Born in Springfield, Massachusetts in 1946, Kahn received his BA from the University of Pennsylvania in 1967. The following year he studied at the Arts Students League, New York, under Theodoros Stamos, where he encountered first-generation Abstract Expressionists including Mark Rothko. He earned his MFA in painting from Rutgers University in 1970. Initially working in a mode informed by artists such as Kenneth Noland, Frank Stella and Helen Frankenthaler, Kahn discarded abstraction altogether when he began to feel it didn’t adequately reflect his own lived experience. He spent four years living in Sag Harbor, at the end of Long Island, teaching himself to paint landscapes, still lifes, interiors and portraits from life. He views this time as his most important period of learning, and considers himself a self-taught artist. On his return to New York City, in the absence of beautiful views from his window, Kahn began to draw upon his imagination, dreams and memories, and his work took on the more fantastical quality for which he is best known today. With a miniaturist’s eye for detail and a cinematic sense of staging, he has continued to develop this style over the past four decades.

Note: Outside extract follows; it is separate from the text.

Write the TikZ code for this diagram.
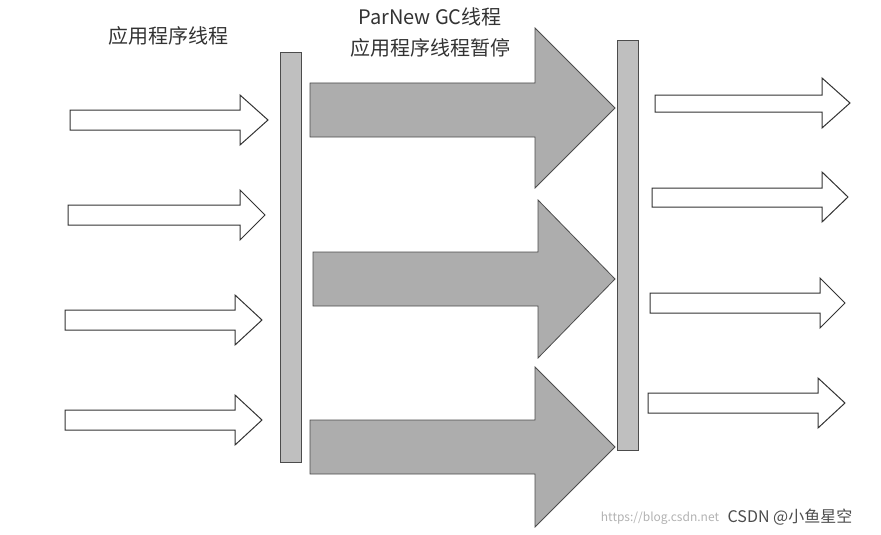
\documentclass[tikz,border=0pt]{standalone}
\usepackage{fontspec}
\setmainfont{Noto Sans CJK SC}
\begin{document}
\begin{tikzpicture}[x=1pt,y=-1pt,
  warrow/.style={draw=black!80,fill=white,line width=1pt,line join=miter},
  garrow/.style={draw=black!70,fill=black!32,line width=0.8pt},
  bar/.style={draw=black!70,fill=black!25,line width=0.8pt},
  lbl/.style={font=\fontsize{20}{24}\selectfont,text=black!80,inner sep=0pt}]
\useasboundingbox (0,0) rectangle (881,535);
\newcommand{\arr}[6]{% x0 x1 tip yc halfshaft halfhead style
  \draw[#6] (#1,{#4-#5}) -- (#2,{#4-#5}) -- (#2,{#4-25}) -- (#3,#4) -- (#2,{#4+25}) -- (#2,{#4+#5}) -- (#1,{#4+#5}) -- cycle;}
% left white arrows
\draw[warrow] (70,110) -- (240,110) -- (240,95) -- (268,120) -- (240,145) -- (240,130) -- (70,130) -- cycle;
\draw[warrow] (68,205) -- (240,205) -- (240,190) -- (265,215) -- (240,240) -- (240,225) -- (68,225) -- cycle;
\draw[warrow] (65,310) -- (235,310) -- (235,295) -- (262,320) -- (235,345) -- (235,330) -- (65,330) -- cycle;
\draw[warrow] (65,410) -- (235,410) -- (235,395) -- (262,420) -- (235,445) -- (235,430) -- (65,430) -- cycle;
% bars
\node[bar,minimum width=21pt,minimum height=410pt,inner sep=0pt] (lb) at (290.5,257) {};
\node[bar,minimum width=21pt,minimum height=410pt,inner sep=0pt] (rb) at (627.5,245) {};
% gray arrows
\draw[garrow] (310,83) -- (535,83) -- (535,28) -- (615,108) -- (535,188) -- (535,137) -- (310,137) -- cycle;
\draw[garrow] (313,252) -- (538,252) -- (538,200) -- (615,279) -- (538,358) -- (538,306) -- (313,306) -- cycle;
\draw[garrow] (310,420) -- (535,420) -- (535,367) -- (615,447) -- (535,527) -- (535,474) -- (310,474) -- cycle;
% right white arrows
\draw[warrow] (655,95) -- (822,95) -- (822,78) -- (850,103) -- (822,128) -- (822,112) -- (655,112) -- cycle;
\draw[warrow] (652,188) -- (822,188) -- (822,172) -- (848,197) -- (822,222) -- (822,207) -- (652,207) -- cycle;
\draw[warrow] (650,293) -- (820,293) -- (820,278) -- (845,303) -- (820,328) -- (820,313) -- (650,313) -- cycle;
\draw[warrow] (648,393) -- (818,393) -- (818,378) -- (845,403) -- (818,428) -- (818,413) -- (648,413) -- cycle;
% labels
\node[lbl] (t1) at (168,36) {应用程序线程};
\node[lbl] (t2) at (430,17) {ParNew GC线程};
\node[lbl] (t3) at (430,48) {应用程序线程暂停};
\node[inner sep=0pt,text=black!30,font=\fontsize{12}{14}\selectfont] (w1) at (660,518) {https://blog.csdn.net};
\node[inner sep=0pt,text=white,fill=white,font=\fontsize{16}{18}\selectfont,text=black!70] (w2) at (790,517) {CSDN @小鱼星空};
\end{tikzpicture}
\end{document}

Croquet conjures an uncanny, dreamlike aura worth of Alice’s journey through the rabbit-hole. In the absence of human figures, every detail from the rosy clouds to the rich, meticulously detailed foliage seems alive with symbolism, narrative intrigue and anthropomorphic presence. Kahn, however, sees his works as essentially diaristic: while they contain imaginary elements, all are ultimately drawn from real-life experience. In this sense, landscapes such as the present have as much in common with the Surrealism of René Magritte as they do with the Expressionism of Vincent van Gogh, whom Kahn greatly admires, and whose visions of actual places were shaped and coloured by his internal consciousness. ‘It’s so moving and so compelling’, he says of van Gogh’s work. ‘When you see one of his paintings, it’s like there is no distance between your soul and the artist’s soul. It’s that straightforward and that direct’ (S. Kahn, quoted in ‘Interviews we love: Scott Kahn’, RDN Arts, 2 June 2021). In all its enigmatic splendour, Croquet plunges us no less directly into Kahn’s unique way of seeing the world.